What you will do: Return the lines below exactly, from the first line to the line that contains "string; sub?: boolean;". Leave out pictures.
##### Data extract
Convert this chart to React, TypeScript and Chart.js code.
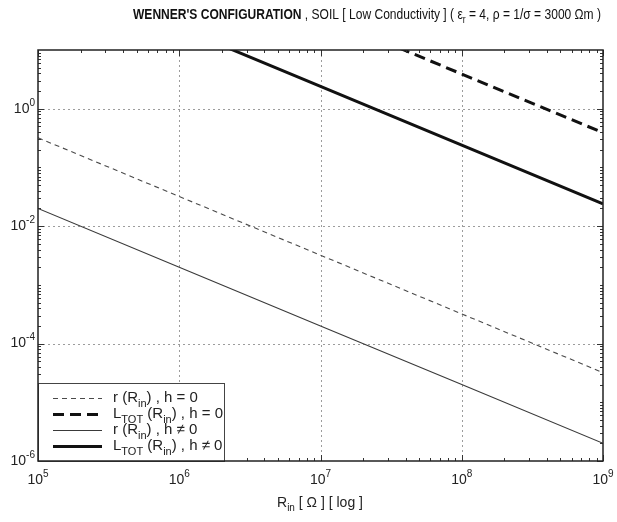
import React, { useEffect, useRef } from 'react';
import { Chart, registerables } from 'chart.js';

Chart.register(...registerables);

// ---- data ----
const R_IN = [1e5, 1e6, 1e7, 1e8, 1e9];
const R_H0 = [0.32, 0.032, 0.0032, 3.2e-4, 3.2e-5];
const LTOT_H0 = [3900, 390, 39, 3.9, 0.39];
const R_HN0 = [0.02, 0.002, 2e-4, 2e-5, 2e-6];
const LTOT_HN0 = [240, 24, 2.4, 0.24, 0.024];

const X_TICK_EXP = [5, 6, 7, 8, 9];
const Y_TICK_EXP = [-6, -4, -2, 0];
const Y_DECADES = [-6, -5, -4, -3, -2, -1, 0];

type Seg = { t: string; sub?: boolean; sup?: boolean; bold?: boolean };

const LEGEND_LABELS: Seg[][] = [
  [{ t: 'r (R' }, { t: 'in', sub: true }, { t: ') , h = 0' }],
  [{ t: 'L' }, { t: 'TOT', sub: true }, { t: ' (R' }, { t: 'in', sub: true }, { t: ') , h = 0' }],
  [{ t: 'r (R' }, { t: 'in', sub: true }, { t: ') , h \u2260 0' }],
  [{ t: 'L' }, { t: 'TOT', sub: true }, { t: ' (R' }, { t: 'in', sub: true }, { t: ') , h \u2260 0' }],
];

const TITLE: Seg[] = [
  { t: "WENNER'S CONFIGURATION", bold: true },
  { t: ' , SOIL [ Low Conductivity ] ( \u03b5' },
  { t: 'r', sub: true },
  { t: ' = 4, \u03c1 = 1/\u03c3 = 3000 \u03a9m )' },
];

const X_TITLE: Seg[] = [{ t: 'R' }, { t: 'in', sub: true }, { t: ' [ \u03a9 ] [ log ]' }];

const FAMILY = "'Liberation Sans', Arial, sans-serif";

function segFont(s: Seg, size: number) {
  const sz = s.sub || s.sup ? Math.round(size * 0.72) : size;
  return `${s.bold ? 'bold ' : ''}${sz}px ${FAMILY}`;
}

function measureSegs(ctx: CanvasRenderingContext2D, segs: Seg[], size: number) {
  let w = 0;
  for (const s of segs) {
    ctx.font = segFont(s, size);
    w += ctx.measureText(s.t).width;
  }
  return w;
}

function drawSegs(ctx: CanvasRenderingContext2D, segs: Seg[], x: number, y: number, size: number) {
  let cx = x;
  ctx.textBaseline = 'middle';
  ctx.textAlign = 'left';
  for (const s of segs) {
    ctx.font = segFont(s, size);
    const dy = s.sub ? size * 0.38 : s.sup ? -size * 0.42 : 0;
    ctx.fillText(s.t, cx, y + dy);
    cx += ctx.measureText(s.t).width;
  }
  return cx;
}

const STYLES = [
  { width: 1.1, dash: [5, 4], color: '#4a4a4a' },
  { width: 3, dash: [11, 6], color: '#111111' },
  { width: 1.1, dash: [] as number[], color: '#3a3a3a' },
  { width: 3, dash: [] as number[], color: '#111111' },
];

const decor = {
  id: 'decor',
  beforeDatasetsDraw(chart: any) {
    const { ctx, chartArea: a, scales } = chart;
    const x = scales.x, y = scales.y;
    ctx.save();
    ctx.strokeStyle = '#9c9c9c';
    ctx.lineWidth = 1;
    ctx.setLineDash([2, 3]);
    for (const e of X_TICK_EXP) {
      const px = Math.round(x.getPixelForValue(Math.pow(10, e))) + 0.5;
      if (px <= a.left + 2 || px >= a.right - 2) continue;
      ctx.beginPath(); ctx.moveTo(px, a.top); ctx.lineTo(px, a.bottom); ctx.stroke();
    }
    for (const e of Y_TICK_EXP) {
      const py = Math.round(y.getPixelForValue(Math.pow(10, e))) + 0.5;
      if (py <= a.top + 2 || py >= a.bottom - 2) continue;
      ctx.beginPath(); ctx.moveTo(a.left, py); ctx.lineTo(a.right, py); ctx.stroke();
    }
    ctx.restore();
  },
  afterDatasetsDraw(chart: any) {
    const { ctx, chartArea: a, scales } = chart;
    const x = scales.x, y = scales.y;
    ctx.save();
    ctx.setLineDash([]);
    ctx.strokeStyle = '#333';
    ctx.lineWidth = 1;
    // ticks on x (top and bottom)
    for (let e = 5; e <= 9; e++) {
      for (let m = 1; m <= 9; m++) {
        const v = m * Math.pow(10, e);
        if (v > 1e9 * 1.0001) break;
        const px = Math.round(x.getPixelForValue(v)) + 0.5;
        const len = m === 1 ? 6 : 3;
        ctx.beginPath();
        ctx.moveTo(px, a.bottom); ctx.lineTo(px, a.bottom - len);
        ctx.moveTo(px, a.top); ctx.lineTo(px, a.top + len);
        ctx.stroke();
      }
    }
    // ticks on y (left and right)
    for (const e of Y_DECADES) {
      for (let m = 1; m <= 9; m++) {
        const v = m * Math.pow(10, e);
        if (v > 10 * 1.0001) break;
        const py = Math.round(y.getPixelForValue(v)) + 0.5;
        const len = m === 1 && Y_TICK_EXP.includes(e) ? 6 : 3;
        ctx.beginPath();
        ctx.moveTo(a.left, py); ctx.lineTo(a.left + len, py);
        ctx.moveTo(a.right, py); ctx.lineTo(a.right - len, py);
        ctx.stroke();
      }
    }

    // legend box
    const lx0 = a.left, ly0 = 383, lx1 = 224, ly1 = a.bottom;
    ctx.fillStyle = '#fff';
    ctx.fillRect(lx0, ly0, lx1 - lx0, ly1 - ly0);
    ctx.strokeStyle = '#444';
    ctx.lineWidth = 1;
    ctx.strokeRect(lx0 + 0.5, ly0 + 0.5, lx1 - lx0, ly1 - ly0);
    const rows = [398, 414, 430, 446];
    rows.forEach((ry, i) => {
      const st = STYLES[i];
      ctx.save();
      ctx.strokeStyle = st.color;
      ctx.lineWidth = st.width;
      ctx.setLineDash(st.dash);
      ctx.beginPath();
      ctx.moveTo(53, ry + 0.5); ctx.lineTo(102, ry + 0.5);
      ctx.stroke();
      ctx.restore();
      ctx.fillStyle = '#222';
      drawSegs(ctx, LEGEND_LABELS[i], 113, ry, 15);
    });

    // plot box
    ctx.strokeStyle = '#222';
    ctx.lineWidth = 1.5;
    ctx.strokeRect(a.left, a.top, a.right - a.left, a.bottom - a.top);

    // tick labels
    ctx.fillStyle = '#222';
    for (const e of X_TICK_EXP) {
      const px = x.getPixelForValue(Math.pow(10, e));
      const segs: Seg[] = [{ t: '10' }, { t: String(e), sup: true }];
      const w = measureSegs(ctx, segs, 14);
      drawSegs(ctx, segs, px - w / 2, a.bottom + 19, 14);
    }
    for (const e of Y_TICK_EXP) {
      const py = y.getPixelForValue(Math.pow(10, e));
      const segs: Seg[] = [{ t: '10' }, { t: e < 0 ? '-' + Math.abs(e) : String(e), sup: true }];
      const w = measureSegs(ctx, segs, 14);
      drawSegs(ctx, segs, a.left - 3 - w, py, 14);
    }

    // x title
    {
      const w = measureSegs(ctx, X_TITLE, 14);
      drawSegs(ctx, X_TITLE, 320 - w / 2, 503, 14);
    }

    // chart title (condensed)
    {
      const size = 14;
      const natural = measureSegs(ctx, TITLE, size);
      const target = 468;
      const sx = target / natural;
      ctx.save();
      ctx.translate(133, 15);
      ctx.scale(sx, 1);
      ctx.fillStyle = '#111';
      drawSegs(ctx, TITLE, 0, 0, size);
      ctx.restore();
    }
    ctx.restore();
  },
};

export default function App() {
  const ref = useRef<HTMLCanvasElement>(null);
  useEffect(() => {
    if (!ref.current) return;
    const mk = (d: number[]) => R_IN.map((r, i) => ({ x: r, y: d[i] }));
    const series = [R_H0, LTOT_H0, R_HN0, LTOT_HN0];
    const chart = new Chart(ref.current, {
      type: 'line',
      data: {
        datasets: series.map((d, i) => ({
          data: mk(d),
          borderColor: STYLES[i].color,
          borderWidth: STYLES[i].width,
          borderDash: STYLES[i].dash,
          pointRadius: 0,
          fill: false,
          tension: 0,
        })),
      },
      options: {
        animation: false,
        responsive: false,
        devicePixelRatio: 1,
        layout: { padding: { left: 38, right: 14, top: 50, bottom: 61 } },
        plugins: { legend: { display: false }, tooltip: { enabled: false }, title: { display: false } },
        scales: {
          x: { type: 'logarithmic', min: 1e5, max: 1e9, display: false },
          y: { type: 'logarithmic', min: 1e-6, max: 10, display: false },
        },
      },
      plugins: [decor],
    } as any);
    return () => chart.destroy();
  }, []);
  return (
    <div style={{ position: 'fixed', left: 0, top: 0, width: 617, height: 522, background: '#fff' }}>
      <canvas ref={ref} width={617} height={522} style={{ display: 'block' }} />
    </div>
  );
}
##########
Task result:
Convert this chart to React, TypeScript and Chart.js code.
import React, { useEffect, useRef } from 'react';
import { Chart, registerables } from 'chart.js';

Chart.register(...registerables);

// ---- data ----
const R_IN = [1e5, 1e6, 1e7, 1e8, 1e9];
const R_H0 = [0.32, 0.032, 0.0032, 3.2e-4, 3.2e-5];
const LTOT_H0 = [3900, 390, 39, 3.9, 0.39];
const R_HN0 = [0.02, 0.002, 2e-4, 2e-5, 2e-6];
const LTOT_HN0 = [240, 24, 2.4, 0.24, 0.024];

const X_TICK_EXP = [5, 6, 7, 8, 9];
const Y_TICK_EXP = [-6, -4, -2, 0];
const Y_DECADES = [-6, -5, -4, -3, -2, -1, 0];

type Seg = { t: string; sub?: boolean; sup?: boolean; bold?: boolean };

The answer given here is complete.